## TASK PROMPT
Give back every line exactly as it appears, pictures excluded.

## SOURCE MATERIAL
Start

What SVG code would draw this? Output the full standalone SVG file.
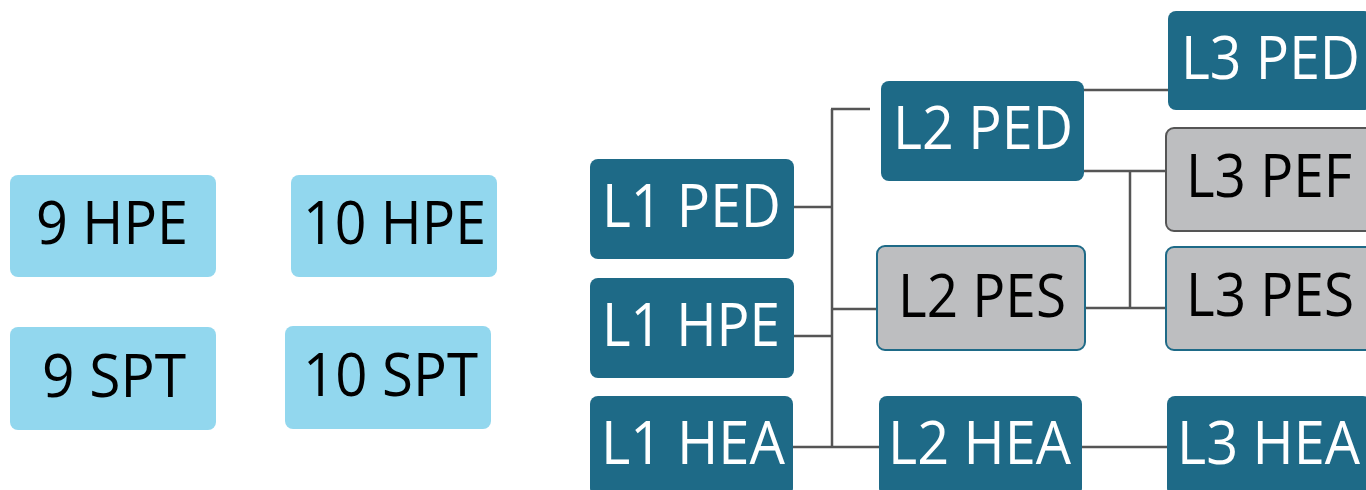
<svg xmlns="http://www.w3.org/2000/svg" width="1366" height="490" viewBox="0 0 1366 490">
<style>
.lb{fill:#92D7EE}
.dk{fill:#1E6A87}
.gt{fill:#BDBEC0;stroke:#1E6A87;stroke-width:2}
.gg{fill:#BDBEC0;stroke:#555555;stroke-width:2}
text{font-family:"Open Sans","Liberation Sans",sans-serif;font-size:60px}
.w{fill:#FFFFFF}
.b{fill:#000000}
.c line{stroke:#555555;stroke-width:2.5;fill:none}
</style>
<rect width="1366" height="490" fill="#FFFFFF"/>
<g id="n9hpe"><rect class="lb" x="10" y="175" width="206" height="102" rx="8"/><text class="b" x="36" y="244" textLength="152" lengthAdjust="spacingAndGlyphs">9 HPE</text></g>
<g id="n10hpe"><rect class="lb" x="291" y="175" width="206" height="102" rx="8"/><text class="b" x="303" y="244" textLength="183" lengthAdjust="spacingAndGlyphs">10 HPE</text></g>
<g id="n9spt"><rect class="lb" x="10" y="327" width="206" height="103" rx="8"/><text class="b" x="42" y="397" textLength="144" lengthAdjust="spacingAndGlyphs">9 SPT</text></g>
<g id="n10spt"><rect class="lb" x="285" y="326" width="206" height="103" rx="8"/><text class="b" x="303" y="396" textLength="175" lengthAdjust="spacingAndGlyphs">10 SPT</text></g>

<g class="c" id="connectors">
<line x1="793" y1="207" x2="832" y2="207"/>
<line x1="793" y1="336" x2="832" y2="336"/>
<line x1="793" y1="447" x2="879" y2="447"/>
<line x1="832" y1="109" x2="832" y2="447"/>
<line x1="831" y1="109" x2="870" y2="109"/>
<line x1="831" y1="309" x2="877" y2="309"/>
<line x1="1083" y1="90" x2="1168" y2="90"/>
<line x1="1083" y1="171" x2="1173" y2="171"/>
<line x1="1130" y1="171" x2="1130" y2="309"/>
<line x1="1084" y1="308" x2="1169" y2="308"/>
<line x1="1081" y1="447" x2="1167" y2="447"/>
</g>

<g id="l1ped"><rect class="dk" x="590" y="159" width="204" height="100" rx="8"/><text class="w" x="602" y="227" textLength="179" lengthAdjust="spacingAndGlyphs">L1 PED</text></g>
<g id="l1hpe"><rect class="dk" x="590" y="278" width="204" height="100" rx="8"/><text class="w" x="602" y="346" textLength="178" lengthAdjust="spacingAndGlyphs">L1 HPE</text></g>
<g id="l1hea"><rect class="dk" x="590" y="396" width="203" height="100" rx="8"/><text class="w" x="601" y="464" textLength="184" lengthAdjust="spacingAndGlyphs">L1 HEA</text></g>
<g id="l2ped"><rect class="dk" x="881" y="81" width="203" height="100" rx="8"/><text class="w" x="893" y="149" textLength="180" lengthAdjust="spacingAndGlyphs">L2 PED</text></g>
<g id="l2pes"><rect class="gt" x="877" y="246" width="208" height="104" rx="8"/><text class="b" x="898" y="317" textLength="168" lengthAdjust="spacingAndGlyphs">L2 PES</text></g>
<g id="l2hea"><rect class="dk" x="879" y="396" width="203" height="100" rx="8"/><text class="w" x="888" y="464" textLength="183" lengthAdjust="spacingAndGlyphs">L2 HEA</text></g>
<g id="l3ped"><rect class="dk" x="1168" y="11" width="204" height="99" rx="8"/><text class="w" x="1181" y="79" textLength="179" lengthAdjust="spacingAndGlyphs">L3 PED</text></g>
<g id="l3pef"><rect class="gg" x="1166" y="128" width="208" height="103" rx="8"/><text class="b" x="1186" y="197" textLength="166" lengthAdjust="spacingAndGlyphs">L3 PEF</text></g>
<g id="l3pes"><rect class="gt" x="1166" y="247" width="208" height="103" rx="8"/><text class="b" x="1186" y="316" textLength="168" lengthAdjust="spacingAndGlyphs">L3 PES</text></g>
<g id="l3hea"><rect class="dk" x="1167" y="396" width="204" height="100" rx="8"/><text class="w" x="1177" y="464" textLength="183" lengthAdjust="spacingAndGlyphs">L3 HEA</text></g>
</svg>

End

## WRITTEN RESPONSE
What SVG code would draw this? Output the full standalone SVG file.
<svg xmlns="http://www.w3.org/2000/svg" width="1366" height="490" viewBox="0 0 1366 490">
<style>
.lb{fill:#92D7EE}
.dk{fill:#1E6A87}
.gt{fill:#BDBEC0;stroke:#1E6A87;stroke-width:2}
.gg{fill:#BDBEC0;stroke:#555555;stroke-width:2}
text{font-family:"Open Sans","Liberation Sans",sans-serif;font-size:60px}
.w{fill:#FFFFFF}
.b{fill:#000000}
.c line{stroke:#555555;stroke-width:2.5;fill:none}
</style>
<rect width="1366" height="490" fill="#FFFFFF"/>
<g id="n9hpe"><rect class="lb" x="10" y="175" width="206" height="102" rx="8"/><text class="b" x="36" y="244" textLength="152" lengthAdjust="spacingAndGlyphs">9 HPE</text></g>
<g id="n10hpe"><rect class="lb" x="291" y="175" width="206" height="102" rx="8"/><text class="b" x="303" y="244" textLength="183" lengthAdjust="spacingAndGlyphs">10 HPE</text></g>
<g id="n9spt"><rect class="lb" x="10" y="327" width="206" height="103" rx="8"/><text class="b" x="42" y="397" textLength="144" lengthAdjust="spacingAndGlyphs">9 SPT</text></g>
<g id="n10spt"><rect class="lb" x="285" y="326" width="206" height="103" rx="8"/><text class="b" x="303" y="396" textLength="175" lengthAdjust="spacingAndGlyphs">10 SPT</text></g>

<g class="c" id="connectors">
<line x1="793" y1="207" x2="832" y2="207"/>
<line x1="793" y1="336" x2="832" y2="336"/>
<line x1="793" y1="447" x2="879" y2="447"/>
<line x1="832" y1="109" x2="832" y2="447"/>
<line x1="831" y1="109" x2="870" y2="109"/>
<line x1="831" y1="309" x2="877" y2="309"/>
<line x1="1083" y1="90" x2="1168" y2="90"/>
<line x1="1083" y1="171" x2="1173" y2="171"/>
<line x1="1130" y1="171" x2="1130" y2="309"/>
<line x1="1084" y1="308" x2="1169" y2="308"/>
<line x1="1081" y1="447" x2="1167" y2="447"/>
</g>

<g id="l1ped"><rect class="dk" x="590" y="159" width="204" height="100" rx="8"/><text class="w" x="602" y="227" textLength="179" lengthAdjust="spacingAndGlyphs">L1 PED</text></g>
<g id="l1hpe"><rect class="dk" x="590" y="278" width="204" height="100" rx="8"/><text class="w" x="602" y="346" textLength="178" lengthAdjust="spacingAndGlyphs">L1 HPE</text></g>
<g id="l1hea"><rect class="dk" x="590" y="396" width="203" height="100" rx="8"/><text class="w" x="601" y="464" textLength="184" lengthAdjust="spacingAndGlyphs">L1 HEA</text></g>
<g id="l2ped"><rect class="dk" x="881" y="81" width="203" height="100" rx="8"/><text class="w" x="893" y="149" textLength="180" lengthAdjust="spacingAndGlyphs">L2 PED</text></g>
<g id="l2pes"><rect class="gt" x="877" y="246" width="208" height="104" rx="8"/><text class="b" x="898" y="317" textLength="168" lengthAdjust="spacingAndGlyphs">L2 PES</text></g>
<g id="l2hea"><rect class="dk" x="879" y="396" width="203" height="100" rx="8"/><text class="w" x="888" y="464" textLength="183" lengthAdjust="spacingAndGlyphs">L2 HEA</text></g>
<g id="l3ped"><rect class="dk" x="1168" y="11" width="204" height="99" rx="8"/><text class="w" x="1181" y="79" textLength="179" lengthAdjust="spacingAndGlyphs">L3 PED</text></g>
<g id="l3pef"><rect class="gg" x="1166" y="128" width="208" height="103" rx="8"/><text class="b" x="1186" y="197" textLength="166" lengthAdjust="spacingAndGlyphs">L3 PEF</text></g>
<g id="l3pes"><rect class="gt" x="1166" y="247" width="208" height="103" rx="8"/><text class="b" x="1186" y="316" textLength="168" lengthAdjust="spacingAndGlyphs">L3 PES</text></g>
<g id="l3hea"><rect class="dk" x="1167" y="396" width="204" height="100" rx="8"/><text class="w" x="1177" y="464" textLength="183" lengthAdjust="spacingAndGlyphs">L3 HEA</text></g>
</svg>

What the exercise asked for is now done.